The greater range of qualifications available in independent schools also provides a chance for pupils to demonstrate their potential. Many senior schools now put pupils in for the tougher IGCSE in some subjects. The International Baccalaureate (see page 6), which provides a wider, less subject-specialised sixth form experience is also being offered by an increasing number of schools, such as Rydal Penrhos in Colwyn Bay, North Wales, where it's run alongside traditional A-levels. "The International Baccalaureate fits the modern world and gives students access to the top universities worldwide because of its excellent international reputation," says Debbie McCluskey, the school's marketing manager.

Children who are independently educated benefit from better facilities and a broad range of extra curricular activities to develop their interests. Crucially, though parents don't like to admit it, they are also buying their children out of being taught alongside the disruptive pupils who don't want to learn found in many state-school classes. Private school teachers find it easier to keep discipline because they have the ultimate sanction of expulsion or, more commonly, a request that parents remove their badly behaved children - who then usually end up in state schools.

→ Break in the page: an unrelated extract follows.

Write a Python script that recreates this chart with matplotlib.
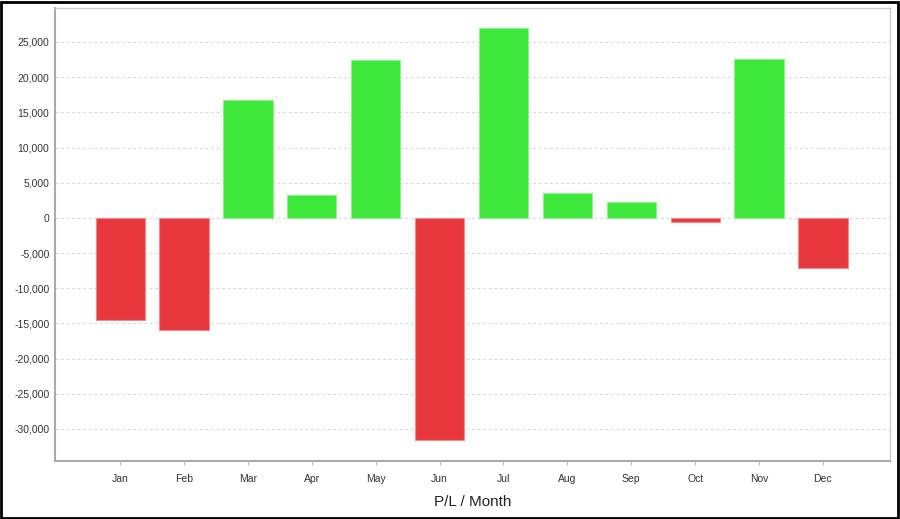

Small classes, high-quality teaching and well-motivated, aspirational children explain part of the success of UK independent education, but it is not the whole story, says Bernard Trafford, the headmaster of the Royal Grammar School in Newcastle-upon-Tyne. "The parent has made a significant financial investment and, in return, expectations are great," he says. "The expectation is in itself an enormous motivation not only to the parent but also the child who signs up to the quest for success and the school that signs up in return."